Friday, Nov 01, 2013
(Adds more details throughout.)
By Jeremy Page
BEIJING--China's top internal security official blamed the East Turkestan Islamic Movement, which is waging a violent separatist campaign in the western region of Xinjiang, for what the government is calling a suicide attack in Beijing Monday.
Meng Jianzhu, head of a Communist Party body that oversees the police, courts and intelligence services, made the accusation in an interview with Hong Kong-based Phoenix Television on Thursday, while he was in Uzbekistan for a regional security summit.
He also said the group, which China says has links to al Qaeda, was "entrenched" in central Asia and the Middle East, and he urged security services in China's neighboring countries to enhance cooperation with Beijing in combating terrorist groups.
Mr. Meng's was the first official statement linking the East Turkestan group, or ETIM, to Monday's attack, in which a sport-utility vehicle careened through a crowd of tourists, crashed into a barrier and burst into flames by the entrance to the Forbidden City off Tiananmen Square. Five people were killed--three inside the vehicle and two tourists, according to state media.
Police have identified the three people in the car and five others detained as suspects, according to state media. The addresses provided in police notices were all in Xinjiang, and their names suggest they were all from that region's mostly Muslim Uighur ethnic minority.
Xinjiang abuts Pakistan, Afghanistan and several other Central Asian countries, and a Uighur separatist movement has flared sporadically, sometimes violently, for decades. Beijing has attributed dozens of attacks to ETIM, mostly relatively small-scale knife attacks or crude bombings inside Xinjiang and involving people from the immediate area.
The allegation that ETIM carried out a much more audacious strike on China's most politically sensitive site, possibly involving people from different parts of Xinjiang, suggests to some terrorism experts that its capabilities and ambitions are evolving.
Neither Mr. Meng nor other Chinese officials have provided details of ETIM's involvement. Terrorism experts say the fiery crash off Tiananmen Square was unusual for a suicide attack because it involved three members of the same family and no explosives, only gasoline.
Uighur activists abroad have said Chinese statements on the crash should be regarded with skepticism until independently verified. Some exiled Uighurs and foreign experts on Xinjiang and terrorism say the Chinese government has exaggerated the links between ETIM and al Qaeda and that most separatist unrest is driven by personal grievances against Chinese policies.
The official Xinhua news agency said Mr. Meng had briefed officials from the antiterrorism agency of the Shanghai Cooperation Organization, a regional security grouping that includes China, Russia and four central Asian nations.
"This violent terrorist incident that happened in Beijing was an organized and premeditated operation," Mr. Meng said in his interview with Phoenix. "Its instigator behind the scenes was the East Turkestan Islamic Movement that is entrenched in the central Asian and west Asian regions."

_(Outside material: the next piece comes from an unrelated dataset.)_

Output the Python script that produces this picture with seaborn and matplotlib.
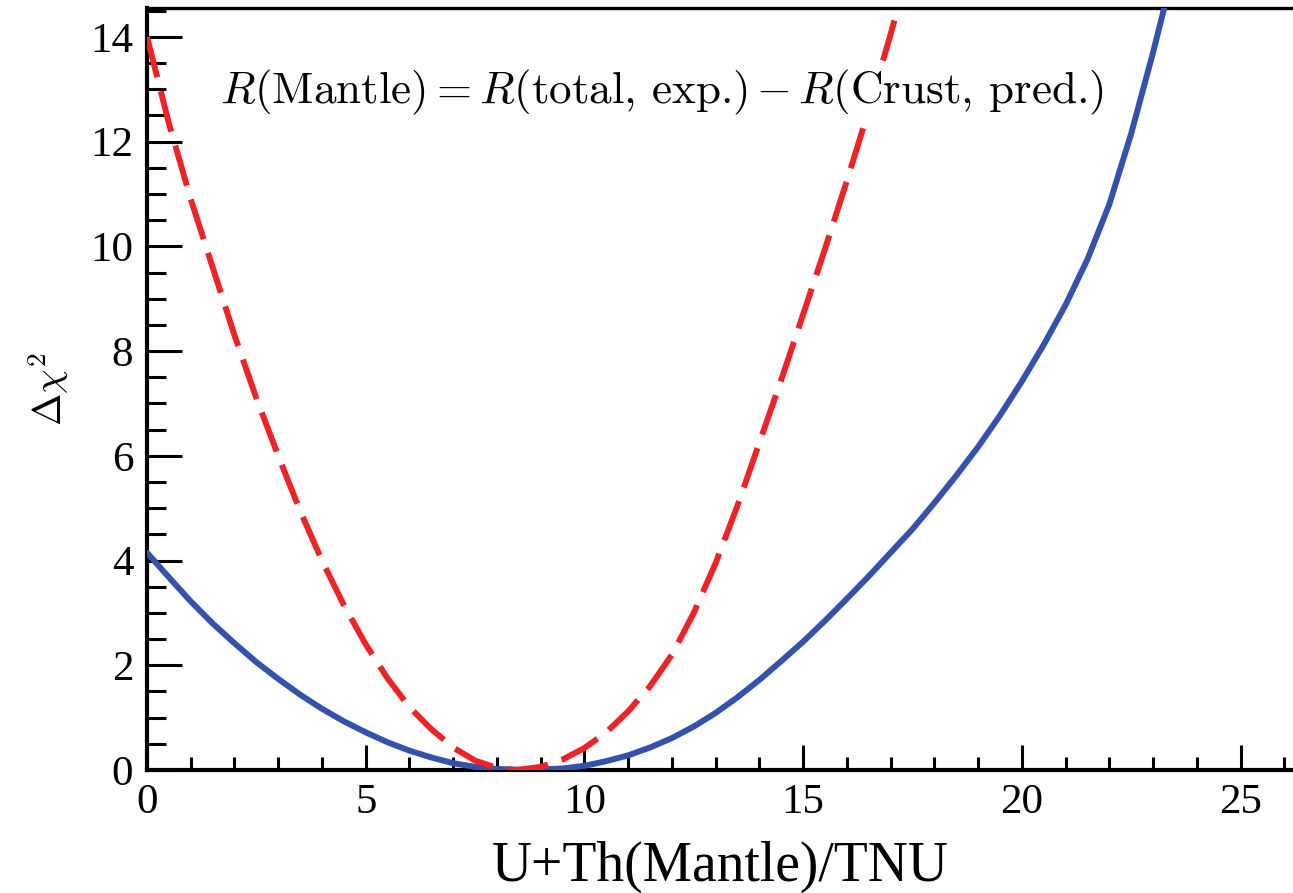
import numpy as np
import pandas as pd
import matplotlib
matplotlib.use("Agg")
import matplotlib.pyplot as plt
from matplotlib.ticker import MultipleLocator
import seaborn as sns

# valores
x_total = [0, 0.5, 1, 1.5, 2, 2.5, 3, 3.5, 4, 4.5, 5, 5.5, 6, 6.5, 7, 7.5,
           8, 8.7, 9.5, 10, 10.5, 11, 11.5, 12, 12.5, 13, 13.5, 14, 14.5,
           15, 15.5, 16, 16.5, 17, 17.5, 18, 18.5, 19, 19.5, 20, 20.5, 21,
           21.5, 22, 22.5, 23, 23.3]
chi_total = [4.15, 3.68, 3.22, 2.8, 2.42, 2.06, 1.74, 1.44, 1.17, 0.93,
             0.72, 0.53, 0.37, 0.24, 0.13, 0.06, 0.02, 0.0, 0.03, 0.08,
             0.17, 0.28, 0.43, 0.61, 0.83, 1.09, 1.39, 1.72, 2.08, 2.45,
             2.85, 3.27, 3.7, 4.15, 4.6, 5.1, 5.62, 6.17, 6.77, 7.42, 8.12,
             8.88, 9.75, 10.8, 12.15, 13.7, 14.7]

x_crust = [0, 0.5, 1, 1.5, 2, 2.5, 3, 3.5, 4, 4.5, 5, 5.5, 6, 6.5, 7, 7.5,
           8, 8.45, 9, 9.5, 10, 10.5, 11, 11.5, 12, 12.5, 13, 13.5, 14, 14.5,
           15, 15.5, 16, 16.5, 17, 17.25]
chi_crust = [14.0, 12.35, 10.9, 9.6, 8.3, 7.1, 6.0, 4.95, 4.0, 3.15, 2.4,
             1.75, 1.2, 0.78, 0.43, 0.18, 0.04, 0.0, 0.06, 0.2, 0.42, 0.72,
             1.12, 1.6, 2.2, 3.0, 3.95, 5.05, 6.25, 7.45, 8.7, 9.95, 11.25,
             12.6, 14.05, 14.8]

x_ticks = [0, 5, 10, 15, 20, 25]
y_ticks = [0, 2, 4, 6, 8, 10, 12, 14]

df_total = pd.DataFrame({"x": x_total, "chi": chi_total})
df_crust = pd.DataFrame({"x": x_crust, "chi": chi_crust})

sns.set_theme(style="ticks")
plt.rcParams["font.family"] = ["Liberation Serif", "DejaVu Serif"]
plt.rcParams["mathtext.fontset"] = "cm"
plt.rcParams["text.color"] = "black"
plt.rcParams["axes.labelcolor"] = "black"
plt.rcParams["xtick.color"] = "black"
plt.rcParams["ytick.color"] = "black"

fig = plt.figure(figsize=(12.93, 8.93), dpi=100)
ax = fig.add_axes([0.1137, 0.1377, 0.8863, 0.8533])

sns.lineplot(data=df_total, x="x", y="chi", ax=ax, color="#3452ad",
             linewidth=4.3, zorder=3)
sns.lineplot(data=df_crust, x="x", y="chi", ax=ax, color="#ec2427",
             linewidth=4.3, zorder=3)
ax.lines[-1].set_dashes((7, 2.4))

ax.set_xlim(0, 26.2)
ax.set_ylim(0, 14.55)
ax.set_xticks(x_ticks)
ax.set_yticks(y_ticks)
ax.xaxis.set_minor_locator(MultipleLocator(1))
ax.yaxis.set_minor_locator(MultipleLocator(0.5))

ax.tick_params(axis="both", which="both", direction="in", width=2.2,
               labelsize=31, top=False, right=False)
ax.tick_params(axis="y", which="major", length=25, pad=10)
ax.tick_params(axis="y", which="minor", length=14)
ax.tick_params(axis="x", which="major", length=18, pad=10)
ax.tick_params(axis="x", which="minor", length=9.5)

for s in ["left", "bottom"]:
    ax.spines[s].set_linewidth(3)
    ax.spines[s].set_color("black")
ax.spines["top"].set_linewidth(2.4)
ax.spines["top"].set_color("black")
ax.spines["right"].set_visible(False)

ax.set_xlabel("U+Th(Mantle)/TNU", fontsize=40, labelpad=13)
ax.set_ylabel(r"$\Delta\chi^2$", fontsize=28, labelpad=14)

ax.text(1.67, 12.73,
        r"$R$(Mantle)$=$$R$(total, exp.)$\,{-}\,$$R$(Crust, pred.)",
        fontsize=32.5, family=["cmr10", "DejaVu Serif"], va="baseline",
        ha="left", zorder=5,
        bbox=dict(facecolor="white", edgecolor="none", pad=2))

fig.savefig("out.png", dpi=100)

Mr. Meng didn't mention specific countries where China believes ETIM still has a presence. Kazakhstan and Kyrgyzstan, both home to Uighur communities, have clamped down on separatist groups over the past decade at China's request, according to terrorism experts. Chinese officials also in the past have accused the group of training members at camps in Pakistan and Afghanistan.
Chinese and foreign experts mostly agree that there has been a steady increase in separatist unrest in Xinjiang over the last four or five years and that some of the Uighurs involved appear to have been influenced by Islamic extremism.
However, while Chinese experts tend to attribute the violence to ETIM, foreigners studying the matter often see it as rooted in resentment of China's policies in Xinjiang. Many Uighurs resent an influx of migrants from China's Han majority while some Han migrants complain that Uighurs benefit from preferential policies giving them special access to some jobs and schooling. The regional capital, Urumqi, exploded in deadly interethnic violence that left about 200 people dead in 2009.
"I don't think there's been any meaningful spillover from Pakistan and Afghanistan," said Andrew Small of the German Marshall Fund, who has studied China's policies in Xinjiang.
China successfully lobbied the U.S. and the United Nations to include ETIM on their lists of terrorist organizations after the September 11, 2001, attacks on the U.S.
U.S. authorities detained 22 Uighurs at the Guantanamo Bay prison after they were captured in Pakistan and Afghanistan in late 2001 and early 2002 on suspicion of fighting or training with al Qaeda and local Islamic militants.
But U.S. officials have said the detained Uighurs don't represent an international terrorist movement, and they all since have been released or cleared for release. China has protested the release of the Guantanamo Uighurs, who were resettled in countries including Bermuda, El Salvador and the tiny Pacific island nation of Palau.